Monday, November 9, 2009

Woodsmoke

After seventeen days (and two hours) away from Maine (but who's counting?), you walk in the house and smell the stale odor of old ashes. It's not a bad smell. It's just a greeting from the woodstove: "Why haven't you been here for so long, I'm just sitting here in the corner full of ashes until you get back and get that real woodsmoke smell going." So, obediently, the first thing you do after putting away the groceries is to start a fire. You get it going, and the smell turns from stale to wonderful, and you go out for a walk before the darkness falls at 4:30.

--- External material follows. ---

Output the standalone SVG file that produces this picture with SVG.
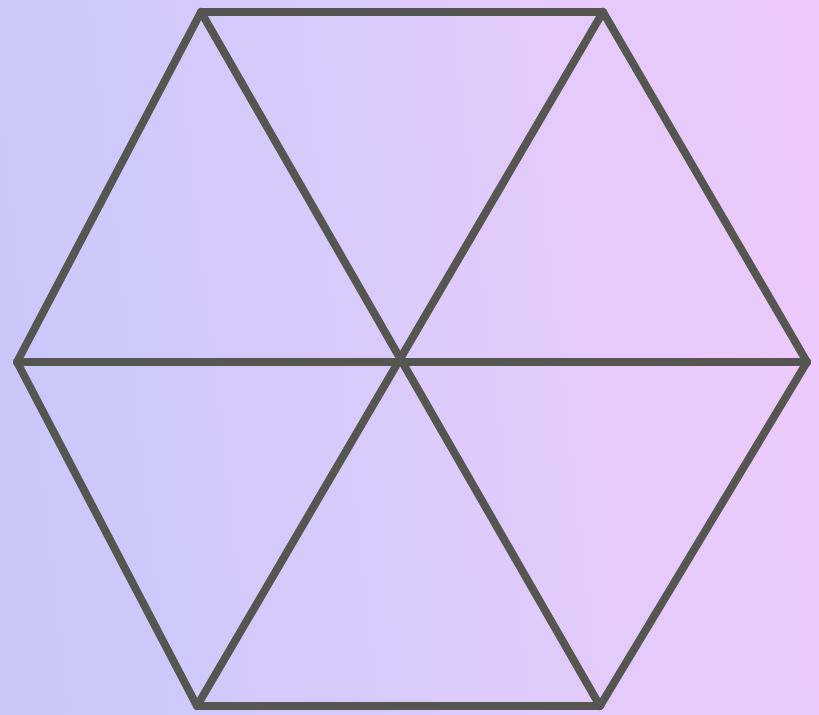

Your goal for the week is not to turn the thermostat past its minimal setting. This should not be difficult, with the current mild weather, although night-time frost is forecast for later in the week. Your neighbors usually have their stoves going at this time of the year, providing a homey scent to your walks, but today's weather must be too warm to waste the wood. Not a concern for you: you have stacks of split wood from all the trees that fell last winter, and stacks more to split, you need to feel you're circumventing the oil cartels Arab and Texan, you must have that tang of smoke in your nose, even though it makes you sneeze.

You come back in from the walk down Ash Point. The fire is still burning brightly, and after a few minutes, your lungs are used to the insult of its particulates, and the smell of woodsmoke is engrained and enmeshed in your clothes and your being, and you don't smell it anymore, and you are home in Maine.